The phenomenon goes both ways, too. I’ll sometime’s hear crotchety horror authors (of all ages, really), talking about how modern horror movies are crap (usually in an attempt to get people to check out their, uh, maybe-crap books) but if you engage them with “well have you seen [x]?” you find out that they don’t watch modern horror films.
That was a long answer. (*Editor’s Note: 263 words.) What was the question?
You’re a busy, busy man (although your columns almost always arrive on time)—what all do you have in the works right now?
Almost always?! Almost always? (BTW my next column might be late.)
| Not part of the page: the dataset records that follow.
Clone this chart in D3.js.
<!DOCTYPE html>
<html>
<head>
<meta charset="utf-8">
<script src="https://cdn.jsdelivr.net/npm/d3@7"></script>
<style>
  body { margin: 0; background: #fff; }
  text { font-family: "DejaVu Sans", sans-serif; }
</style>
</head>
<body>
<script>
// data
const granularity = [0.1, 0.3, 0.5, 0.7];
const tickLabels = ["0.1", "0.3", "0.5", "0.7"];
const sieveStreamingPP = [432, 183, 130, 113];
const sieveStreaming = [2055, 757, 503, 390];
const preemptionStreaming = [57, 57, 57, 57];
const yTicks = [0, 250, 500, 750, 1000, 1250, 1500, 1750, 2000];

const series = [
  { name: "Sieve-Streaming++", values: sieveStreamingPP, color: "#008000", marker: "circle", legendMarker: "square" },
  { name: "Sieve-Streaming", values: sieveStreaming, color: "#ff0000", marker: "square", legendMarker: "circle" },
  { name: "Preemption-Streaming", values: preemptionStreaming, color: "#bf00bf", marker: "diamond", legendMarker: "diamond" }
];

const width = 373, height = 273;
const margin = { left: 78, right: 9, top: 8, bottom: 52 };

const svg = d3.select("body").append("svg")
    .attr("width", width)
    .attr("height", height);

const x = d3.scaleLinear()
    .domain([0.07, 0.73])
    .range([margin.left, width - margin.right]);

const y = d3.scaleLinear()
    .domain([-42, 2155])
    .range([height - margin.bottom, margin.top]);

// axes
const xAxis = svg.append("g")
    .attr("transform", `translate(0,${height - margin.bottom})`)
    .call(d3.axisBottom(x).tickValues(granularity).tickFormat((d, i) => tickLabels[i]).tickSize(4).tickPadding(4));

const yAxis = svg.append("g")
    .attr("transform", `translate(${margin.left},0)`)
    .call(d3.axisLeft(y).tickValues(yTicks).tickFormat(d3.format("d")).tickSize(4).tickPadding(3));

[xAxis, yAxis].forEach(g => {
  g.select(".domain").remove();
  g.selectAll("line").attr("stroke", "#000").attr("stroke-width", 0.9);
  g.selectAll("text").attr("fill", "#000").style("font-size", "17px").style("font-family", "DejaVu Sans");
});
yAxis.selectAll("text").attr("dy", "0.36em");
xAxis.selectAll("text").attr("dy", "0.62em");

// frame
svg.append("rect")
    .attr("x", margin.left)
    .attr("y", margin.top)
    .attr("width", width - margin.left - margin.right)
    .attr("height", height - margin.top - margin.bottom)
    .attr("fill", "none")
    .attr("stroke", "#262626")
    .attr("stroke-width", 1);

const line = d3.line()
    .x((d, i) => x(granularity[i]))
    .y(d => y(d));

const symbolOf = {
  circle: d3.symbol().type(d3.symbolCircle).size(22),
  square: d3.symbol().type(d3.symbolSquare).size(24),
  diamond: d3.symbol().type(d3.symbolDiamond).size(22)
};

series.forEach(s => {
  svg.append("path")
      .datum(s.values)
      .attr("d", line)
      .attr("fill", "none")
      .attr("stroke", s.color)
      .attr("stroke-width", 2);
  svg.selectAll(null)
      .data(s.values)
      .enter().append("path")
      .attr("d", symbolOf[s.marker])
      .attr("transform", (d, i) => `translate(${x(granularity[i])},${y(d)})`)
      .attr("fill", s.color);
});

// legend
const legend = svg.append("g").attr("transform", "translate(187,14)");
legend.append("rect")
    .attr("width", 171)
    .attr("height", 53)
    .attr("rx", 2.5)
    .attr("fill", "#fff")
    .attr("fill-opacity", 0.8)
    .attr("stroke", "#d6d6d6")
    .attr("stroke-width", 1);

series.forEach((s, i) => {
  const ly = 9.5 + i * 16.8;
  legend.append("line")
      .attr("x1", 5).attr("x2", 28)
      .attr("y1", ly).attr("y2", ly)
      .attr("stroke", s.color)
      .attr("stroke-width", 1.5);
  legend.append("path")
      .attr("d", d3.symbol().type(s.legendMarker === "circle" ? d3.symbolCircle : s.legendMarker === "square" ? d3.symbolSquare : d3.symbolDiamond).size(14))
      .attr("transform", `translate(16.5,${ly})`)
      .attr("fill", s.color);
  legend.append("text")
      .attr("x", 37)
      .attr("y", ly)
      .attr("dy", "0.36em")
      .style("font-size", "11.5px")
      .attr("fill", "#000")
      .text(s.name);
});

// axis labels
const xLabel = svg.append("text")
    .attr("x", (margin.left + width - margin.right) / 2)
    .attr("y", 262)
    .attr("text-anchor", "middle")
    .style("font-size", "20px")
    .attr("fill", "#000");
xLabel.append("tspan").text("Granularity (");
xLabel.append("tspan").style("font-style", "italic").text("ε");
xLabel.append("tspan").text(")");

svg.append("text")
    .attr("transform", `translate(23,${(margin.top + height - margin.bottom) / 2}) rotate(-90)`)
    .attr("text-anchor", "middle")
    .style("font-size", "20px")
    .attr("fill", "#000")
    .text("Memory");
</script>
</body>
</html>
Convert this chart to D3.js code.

I’ve got too many things in the works. I’m really excited about my next novel but don’t want to talk about it yet and jinx it. Not to play the guilt game but I’ll be able to write the new book a lot faster if people go over to Kindle Scout and nominate The Con Season. 🙂
This weekend I’ve got a book out with Sinister Grin Press that I co-wrote with Matt Serafini. It’s a collection of short stories called All-Night Terror. It’s actually a reissue of an e-book from 2013. But it’s now getting a paperback release and we’ve gone back and added 4 new short stories to it. Even if you have the old version, it’s now almost double the length.
Thanks so much for talking with me, Blu!